Parole che sono un balsamo per i regimi arabi, ormai impazienti di liberarsi
dell’annoso problema palestinese.
Un paese importante come l’Arabia Saudita, per assicurarsi il recente
ingresso nell’Organizzazione mondiale per il commercio, ha dovuto abolire il
boicottaggio delle merci israeliane, un gesto impopolare a Riyadh in assenza
di uno stato palestinese.

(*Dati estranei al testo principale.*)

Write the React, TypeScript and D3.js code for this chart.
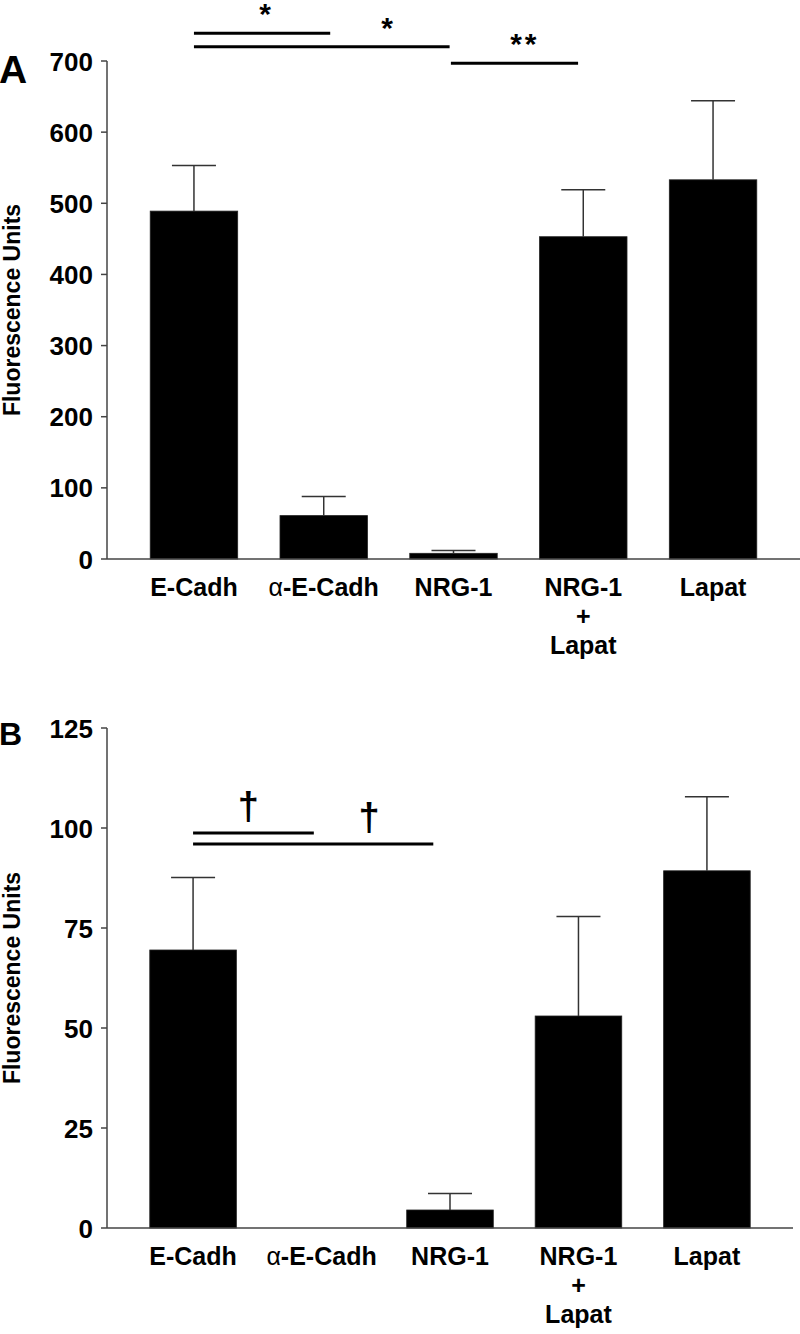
import React from "react";
import * as d3 from "d3";

// ---------- data ----------
const categories = ["E-Cadh", "α-E-Cadh", "NRG-1", "NRG-1|+|Lapat", "Lapat"];

const valuesA = [489, 61, 8, 453, 533];
const errorsA = [553, 88, 12, 519, 644];
const ticksA = [0, 100, 200, 300, 400, 500, 600, 700];

const valuesB = [69.5, 0, 4.5, 53, 89.3];
const errorsB = [87.6, 0, 8.6, 77.9, 107.8];
const ticksB = [0, 25, 50, 75, 100, 125];

// significance brackets: [from index, to index, y value, label, label index]
const sigA: [number, number, number, string, number][] = [
  [0, 1.05, 739, "*", 0.56],
  [0, 1.97, 720, "*", 1.5],
  [1.98, 2.96, 697, "**", 2.55],
];
const sigB: [number, number, number, string, number][] = [
  [0, 0.94, 98.75, "†", 0.43],
  [0, 1.87, 96, "†", 1.37],
];

const FONT = "'Liberation Sans', Arial, Helvetica, sans-serif";

type PanelProps = {
  letter: string;
  letterSize: number;
  letterBaseline: number;
  values: number[];
  errors: number[];
  ticks: number[];
  yTop: number;
  yZero: number;
  xRight: number;
  sig: [number, number, number, string, number][];
  sigIsDagger: boolean;
};

function Panel(p: PanelProps) {
  const xLeft = 107;
  const y = d3
    .scaleLinear()
    .domain([0, p.ticks[p.ticks.length - 1]])
    .range([p.yZero, p.yTop]);
  const x = d3
    .scaleBand<string>()
    .domain(categories)
    .range([xLeft, p.xRight])
    .paddingInner(0.326)
    .paddingOuter(0.333);
  const bw = x.bandwidth();
  const step = x.step();
  const c0 = (x(categories[0]) as number) + bw / 2;
  const idxX = (i: number) => c0 + i * step;

  return (
    <g>
      <text
        x={-1}
        y={p.letterBaseline}
        fontFamily={FONT}
        fontWeight="bold"
        fontSize={p.letterSize}
      >
        {p.letter}
      </text>
      {/* y axis label */}
      <text
        transform={`translate(20,${(p.yZero + p.yTop) / 2}) rotate(-90)`}
        textAnchor="middle"
        fontFamily={FONT}
        fontWeight="bold"
        fontSize={23}
      >
        Fluorescence Units
      </text>
      {/* bars */}
      {categories.map((c, i) =>
        p.values[i] > 0 ? (
          <rect
            key={c}
            x={x(c)}
            y={y(p.values[i])}
            width={bw}
            height={p.yZero - y(p.values[i])}
            fill="#000"
            stroke="#222"
            strokeWidth={0.8}
          />
        ) : null
      )}
      {/* error bars */}
      {categories.map((c, i) =>
        p.errors[i] > p.values[i] ? (
          <g key={"e" + c} stroke="#333" strokeWidth={1.5}>
            <line
              x1={(x(c) as number) + bw / 2}
              x2={(x(c) as number) + bw / 2}
              y1={y(p.values[i])}
              y2={y(p.errors[i])}
            />
            <line
              x1={(x(c) as number) + bw / 2 - 22}
              x2={(x(c) as number) + bw / 2 + 22}
              y1={y(p.errors[i])}
              y2={y(p.errors[i])}
            />
          </g>
        ) : null
      )}
      {/* axes */}
      <line x1={xLeft} x2={xLeft} y1={y(p.ticks[p.ticks.length - 1])} y2={p.yZero} stroke="#444" strokeWidth={1.5} />
      <line x1={xLeft} x2={p.xRight} y1={p.yZero} y2={p.yZero} stroke="#444" strokeWidth={1.5} />
      {p.ticks.map((t) => (
        <g key={"t" + t}>
          <line x1={xLeft - 6} x2={xLeft} y1={y(t)} y2={y(t)} stroke="#444" strokeWidth={1.5} />
          <text
            x={93}
            y={y(t)}
            dy="0.37em"
            textAnchor="end"
            fontFamily={FONT}
            fontWeight="bold"
            fontSize={26}
          >
            {t}
          </text>
        </g>
      ))}
      {/* category labels */}
      {categories.map((c) => {
        const lines = c.split("|");
        const cx = (x(c) as number) + bw / 2;
        return (
          <text
            key={"l" + c}
            x={cx}
            y={p.yZero + 37}
            textAnchor="middle"
            fontFamily={FONT}
            fontWeight="bold"
            fontSize={25}
          >
            {lines.map((ln, k) => (
              <tspan key={k} x={cx} dy={k === 0 ? 0 : 29}>
                {ln.startsWith("α") ? (
                  <>
                    <tspan fontWeight="normal">α</tspan>
                    {ln.slice(1)}
                  </>
                ) : (
                  ln
                )}
              </tspan>
            ))}
          </text>
        );
      })}
      {/* significance */}
      {p.sig.map(([a, b, v, lab, li], k) => {
        const x1 = idxX(a);
        const x2 = idxX(b);
        const yy = y(v);
        return (
          <g key={"s" + k}>
            <line x1={x1} x2={x2} y1={yy} y2={yy} stroke="#000" strokeWidth={3} />
            <text
              x={idxX(li)}
              y={p.sigIsDagger ? yy - 14 : yy - 9}
              textAnchor="middle"
              fontFamily={FONT}
              fontWeight="bold"
              fontSize={p.sigIsDagger ? 38 : 30}
              letterSpacing={p.sigIsDagger ? 0 : 3}
            >
              {lab}
            </text>
          </g>
        );
      })}
    </g>
  );
}

export default function App() {
  return (
    <svg
      width={800}
      height={1334}
      style={{ position: "absolute", left: 0, top: 0, background: "#fff" }}
    >
      <rect width={800} height={1334} fill="#fff" />
      <Panel
        letter="A"
        letterSize={39}
        letterBaseline={83}
        values={valuesA}
        errors={errorsA}
        ticks={ticksA}
        yTop={61}
        yZero={559}
        xRight={800}
        sig={sigA}
        sigIsDagger={false}
      />
      <Panel
        letter="B"
        letterSize={32}
        letterBaseline={745}
        values={valuesB}
        errors={errorsB}
        ticks={ticksB}
        yTop={728}
        yZero={1228}
        xRight={793}
        sig={sigB}
        sigIsDagger={true}
      />
    </svg>
  );
}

La Tunisia ha appena accolto il ministro degli
esteri dello stato ebraico Silvan Shalom, per non parlare delle ricche
monarchie del Golfo come il Kuwait e il Qatar in prima fila nello sforzo di
normalizzare i rapporti con Tel Aviv all’indomani del ritiro dalla Striscia
di Gaza.
E perfino l’arcinemico siriano, tecnicamente in stato di guerra con lo stato
ebraico per l’irrisolta questione del Golan, nonché assediato da una
commissione d’inchiesta delle Nazioni Unite che minaccia di decapitarlo, ha
trovato il tempo e sentito il bisogno di esprimere sentimenti di
soddisfazione per «il cambiamento positivo sulla scena politica israeliana»,
rappresentato dall’ascesa del marocchino Peretz.
Ma ad esprimere il sentimento più comune è stato forse il giornale
dell’analista Young, il Daily Star, con un editoriale dal titolo: «L’invidia
degli arabi». Più che tessere le lodi del nuovo leader del Labour, il foglio
di Beirut si è entusiasmato perché gli israeliani, beati loro, i capi dei
partiti li cambiano, e spesso. «Il popolo israeliano avrà la possibilità,
fra pochi mesi, di scegliere tra il premier Ariel Sharon e un totale
sconosciuto come Amir Peretz, possibilità che oltre duecento milioni di
arabi non hanno. I pochi sciocchi che non apprezzano il divino diritto dei
raìs a passare il trono a figli e discendenti languiscono in prigione o
spariscono tout court. Oh, Israele, dov’è il nostro seggio elettorale?»